I’m currently in the library queue for this book, but I have to say I think it goes back to portion control. And low-carb diets support portion control because you naturally feel fuller when you eat fats and protein over carbs.
I went on a low-carb diet recently because I had read that high-protein diets can be beneficial to endurance sports athletes. What I didn’t expect was to be as lean as I am now, a month later, but at about the same weight. My body shape is better and I feel healthier and sleep better. I am eating every 2-3 hours, but I don’t have to eat a lot to feel full and I have way more energy than I did when I had more carbs in my life. It’s weird not to eat as many carbs as I used to (I was a pastry chef years ago, so you can imagine how weird this is for me) but I eat more vegetables and fruit than I used to and I know I’m in the best shape I’ve been in years – and I’ve been a distance runner for the past 5 years. I can’t wait to read Gary Taubes bok because I think he’s got something that, at the very least, works for me.
Now, I think (without any scientific studies to back me up) that the reason why the Asians do so well with the carbs they consume is because the eat and live balanced lives, but also eat way smaller portions than we Americans do. Same with the French – they might eat make more food choices that include higher fat items than we consume regularly, or eat more bread, but they aren’t eating it in the volumes that we do. It really does go back to earlier discussions here, and what I believe is part of the philosophy of this blog – buy fresh, outstanding food, buy locally, and eat a varied diet. And try not to gorge yourself.
Lani, I finished the book, and I think the author would partially agree and partially disagree with what you’re saying. (I think you’ll enjoy the book even if you disagree with parts, because it’s a great piece of writing.)
He spends a couple of chapters laying out the evidence that obesity, in particular, is almost totally unrelated to calorie intake. My thoughts were already leaning in this direction after reading and forming a mental rebuttal to the book Mindless Eating. Particularly relevant to your comment, Taubes argues that low-carb diets promote mobility in the fat storage system in a way that other diets don’t.

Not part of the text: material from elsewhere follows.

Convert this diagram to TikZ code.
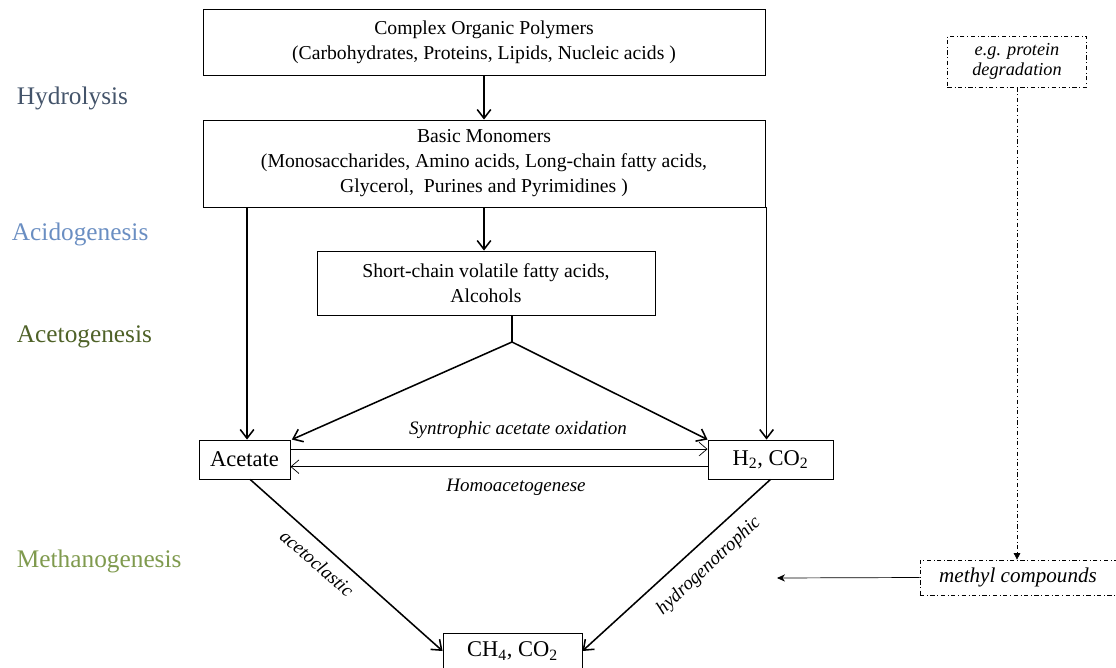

I realize it sounds very strange to say that “obesity is unrelated to calorie intake,” so, hey, read the book.
It’s when I changed to eating mostly Mediterranean and Asian foods that I lost weight, and I’ve kept it off for many years, and I’ve never been healthier, felt better, or had more energy.
I eat protein (mainly from fish, seafood and poultry) and fats (mainly from olive oil, nuts, and cheese and yogurt in moderation) but I also eat plenty of white rice and pasta, as well as other carb-rich foods such as whole grain breads, fruits, beans and vegetables (including potatoes).
These are all the same foods that generations of lean and healthy Mediterraneans and Asians have eaten as well.
So go ahead mamster and believe Gary Taubes’ anti-carb hypothesis — but while you’re busy avoiding pad thai, pasta primavera and sushi, I’ll definitely be doing just the opposite.
JJ, I have not changed my diet after reading the book.